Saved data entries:
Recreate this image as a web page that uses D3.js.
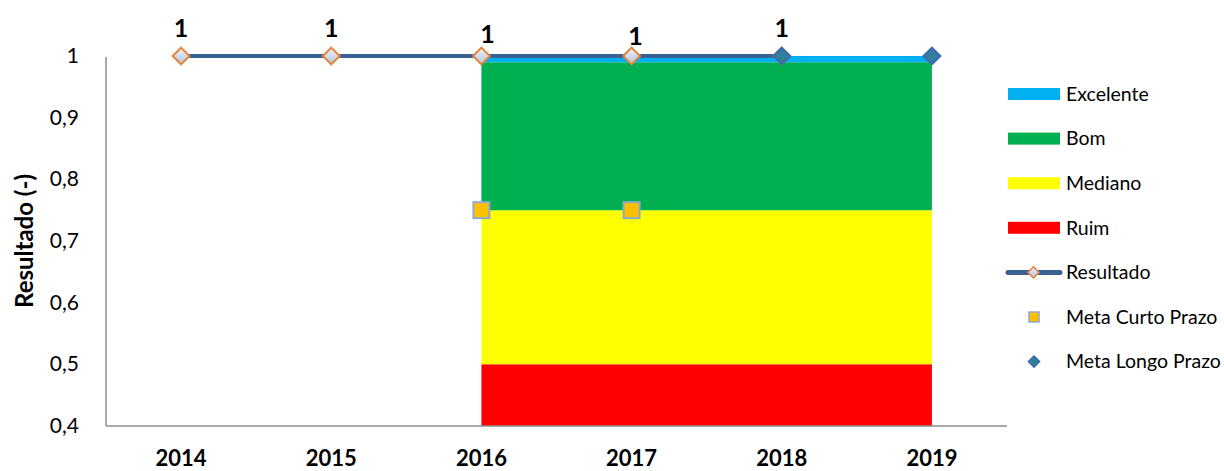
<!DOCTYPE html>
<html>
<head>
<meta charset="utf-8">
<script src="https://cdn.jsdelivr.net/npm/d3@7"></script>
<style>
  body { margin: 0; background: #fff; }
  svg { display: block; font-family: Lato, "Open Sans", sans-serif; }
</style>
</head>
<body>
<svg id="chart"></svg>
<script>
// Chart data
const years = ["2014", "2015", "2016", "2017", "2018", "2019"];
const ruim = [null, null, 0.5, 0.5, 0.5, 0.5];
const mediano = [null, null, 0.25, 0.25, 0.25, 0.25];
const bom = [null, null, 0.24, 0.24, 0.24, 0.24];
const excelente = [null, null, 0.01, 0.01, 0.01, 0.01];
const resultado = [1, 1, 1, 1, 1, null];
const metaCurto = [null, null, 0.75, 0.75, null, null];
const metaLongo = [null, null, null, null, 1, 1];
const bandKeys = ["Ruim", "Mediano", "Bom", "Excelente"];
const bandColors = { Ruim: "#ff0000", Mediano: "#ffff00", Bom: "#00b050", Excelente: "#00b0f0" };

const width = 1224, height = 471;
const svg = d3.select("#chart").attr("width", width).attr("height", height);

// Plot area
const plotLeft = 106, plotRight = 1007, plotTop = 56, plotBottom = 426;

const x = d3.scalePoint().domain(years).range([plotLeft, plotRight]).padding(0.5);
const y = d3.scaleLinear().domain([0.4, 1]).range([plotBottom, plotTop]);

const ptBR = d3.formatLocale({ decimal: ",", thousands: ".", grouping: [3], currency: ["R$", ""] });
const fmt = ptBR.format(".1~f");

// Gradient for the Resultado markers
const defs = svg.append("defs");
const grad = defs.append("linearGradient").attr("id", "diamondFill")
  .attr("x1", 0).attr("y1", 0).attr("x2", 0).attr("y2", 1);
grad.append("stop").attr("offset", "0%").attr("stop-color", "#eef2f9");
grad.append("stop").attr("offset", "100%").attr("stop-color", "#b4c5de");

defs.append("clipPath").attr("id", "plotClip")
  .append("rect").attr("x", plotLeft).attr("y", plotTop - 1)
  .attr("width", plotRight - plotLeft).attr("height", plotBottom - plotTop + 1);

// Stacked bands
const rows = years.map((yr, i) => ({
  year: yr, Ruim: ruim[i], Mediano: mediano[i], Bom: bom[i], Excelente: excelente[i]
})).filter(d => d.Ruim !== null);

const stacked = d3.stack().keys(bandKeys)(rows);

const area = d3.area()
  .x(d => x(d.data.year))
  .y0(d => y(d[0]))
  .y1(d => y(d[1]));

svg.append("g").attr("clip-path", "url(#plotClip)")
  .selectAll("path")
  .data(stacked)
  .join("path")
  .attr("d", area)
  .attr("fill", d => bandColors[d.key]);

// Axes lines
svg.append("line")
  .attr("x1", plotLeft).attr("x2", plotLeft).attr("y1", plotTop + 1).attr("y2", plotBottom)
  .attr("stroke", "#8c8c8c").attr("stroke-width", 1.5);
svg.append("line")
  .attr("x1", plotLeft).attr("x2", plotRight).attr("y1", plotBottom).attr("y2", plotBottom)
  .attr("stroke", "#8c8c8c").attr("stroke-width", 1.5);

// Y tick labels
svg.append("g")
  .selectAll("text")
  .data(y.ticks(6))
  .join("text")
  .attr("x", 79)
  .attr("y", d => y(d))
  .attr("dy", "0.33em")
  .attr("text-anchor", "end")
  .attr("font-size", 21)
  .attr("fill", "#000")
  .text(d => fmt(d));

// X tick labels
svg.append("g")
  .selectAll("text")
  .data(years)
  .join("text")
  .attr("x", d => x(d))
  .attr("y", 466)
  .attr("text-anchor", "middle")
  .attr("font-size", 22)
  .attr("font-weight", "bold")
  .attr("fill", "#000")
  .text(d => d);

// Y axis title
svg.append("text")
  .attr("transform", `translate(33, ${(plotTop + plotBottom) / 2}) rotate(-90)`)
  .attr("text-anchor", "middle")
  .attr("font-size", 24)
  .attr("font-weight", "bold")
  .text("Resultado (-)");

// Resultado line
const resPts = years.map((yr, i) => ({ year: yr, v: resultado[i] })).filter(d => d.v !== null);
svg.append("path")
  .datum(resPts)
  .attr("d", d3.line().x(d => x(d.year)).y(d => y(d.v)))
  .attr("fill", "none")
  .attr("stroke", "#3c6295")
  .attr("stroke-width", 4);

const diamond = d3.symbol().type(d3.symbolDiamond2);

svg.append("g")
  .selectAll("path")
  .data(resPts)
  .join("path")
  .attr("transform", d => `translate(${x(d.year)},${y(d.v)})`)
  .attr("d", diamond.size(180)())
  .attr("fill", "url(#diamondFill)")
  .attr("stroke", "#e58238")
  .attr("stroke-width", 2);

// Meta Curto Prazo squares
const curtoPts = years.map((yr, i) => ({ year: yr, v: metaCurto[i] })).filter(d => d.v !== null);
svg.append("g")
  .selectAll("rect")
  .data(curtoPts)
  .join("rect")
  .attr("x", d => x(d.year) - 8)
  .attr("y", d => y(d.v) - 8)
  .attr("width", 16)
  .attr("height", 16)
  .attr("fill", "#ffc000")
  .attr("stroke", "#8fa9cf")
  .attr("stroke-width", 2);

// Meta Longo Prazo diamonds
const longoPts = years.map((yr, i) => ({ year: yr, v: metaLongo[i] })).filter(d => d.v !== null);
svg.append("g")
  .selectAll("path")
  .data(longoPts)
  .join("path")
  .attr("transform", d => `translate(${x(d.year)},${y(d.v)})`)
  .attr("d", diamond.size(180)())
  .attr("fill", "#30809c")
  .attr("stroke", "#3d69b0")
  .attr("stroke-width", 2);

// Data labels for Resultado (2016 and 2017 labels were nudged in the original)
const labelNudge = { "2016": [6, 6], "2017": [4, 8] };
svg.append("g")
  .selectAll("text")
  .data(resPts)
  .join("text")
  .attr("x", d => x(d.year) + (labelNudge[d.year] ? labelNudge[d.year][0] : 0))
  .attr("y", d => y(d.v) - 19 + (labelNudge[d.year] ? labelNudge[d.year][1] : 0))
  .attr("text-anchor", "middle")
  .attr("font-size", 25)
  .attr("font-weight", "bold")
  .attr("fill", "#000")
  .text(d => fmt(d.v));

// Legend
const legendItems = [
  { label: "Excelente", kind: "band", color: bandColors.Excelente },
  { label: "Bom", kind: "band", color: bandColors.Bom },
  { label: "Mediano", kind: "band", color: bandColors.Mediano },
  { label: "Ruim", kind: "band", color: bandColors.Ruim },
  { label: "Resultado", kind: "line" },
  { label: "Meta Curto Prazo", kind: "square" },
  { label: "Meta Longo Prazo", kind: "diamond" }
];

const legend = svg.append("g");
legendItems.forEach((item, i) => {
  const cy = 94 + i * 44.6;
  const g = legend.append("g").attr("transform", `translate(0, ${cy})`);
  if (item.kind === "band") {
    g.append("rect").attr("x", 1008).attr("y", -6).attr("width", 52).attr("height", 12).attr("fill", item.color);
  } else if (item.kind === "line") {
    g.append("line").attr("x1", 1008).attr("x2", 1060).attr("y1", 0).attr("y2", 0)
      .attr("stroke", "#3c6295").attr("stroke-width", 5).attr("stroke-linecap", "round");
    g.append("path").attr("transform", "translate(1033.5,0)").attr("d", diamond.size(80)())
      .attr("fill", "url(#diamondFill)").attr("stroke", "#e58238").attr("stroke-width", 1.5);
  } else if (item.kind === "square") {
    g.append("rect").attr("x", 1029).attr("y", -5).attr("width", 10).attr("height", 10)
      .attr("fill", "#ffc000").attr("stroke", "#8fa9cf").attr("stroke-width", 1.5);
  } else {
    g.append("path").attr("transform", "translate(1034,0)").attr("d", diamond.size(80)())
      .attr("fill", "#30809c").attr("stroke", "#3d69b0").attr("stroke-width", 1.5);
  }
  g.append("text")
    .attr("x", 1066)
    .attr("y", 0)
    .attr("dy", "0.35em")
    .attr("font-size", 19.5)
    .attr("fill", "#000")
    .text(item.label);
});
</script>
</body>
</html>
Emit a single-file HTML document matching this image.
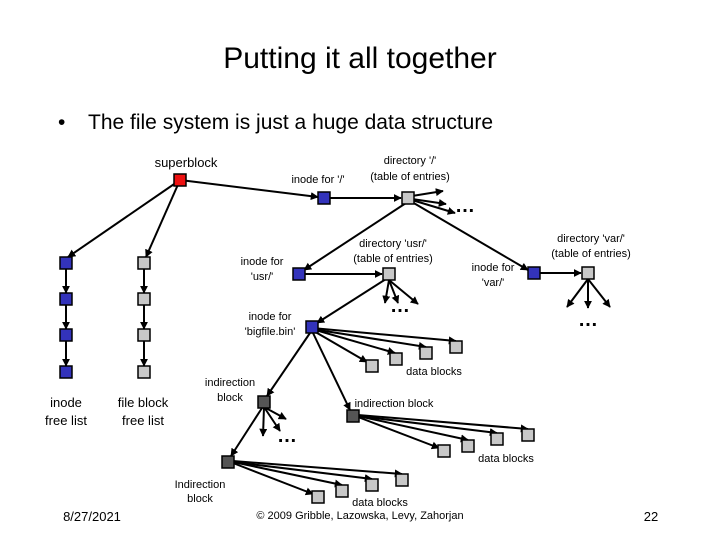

__Work required__.
Read through the entries and copy every line that includes "image".

__Worked solution__.
Recreate this image as a web page that uses D3.js.
Emit a single-file HTML document matching this image.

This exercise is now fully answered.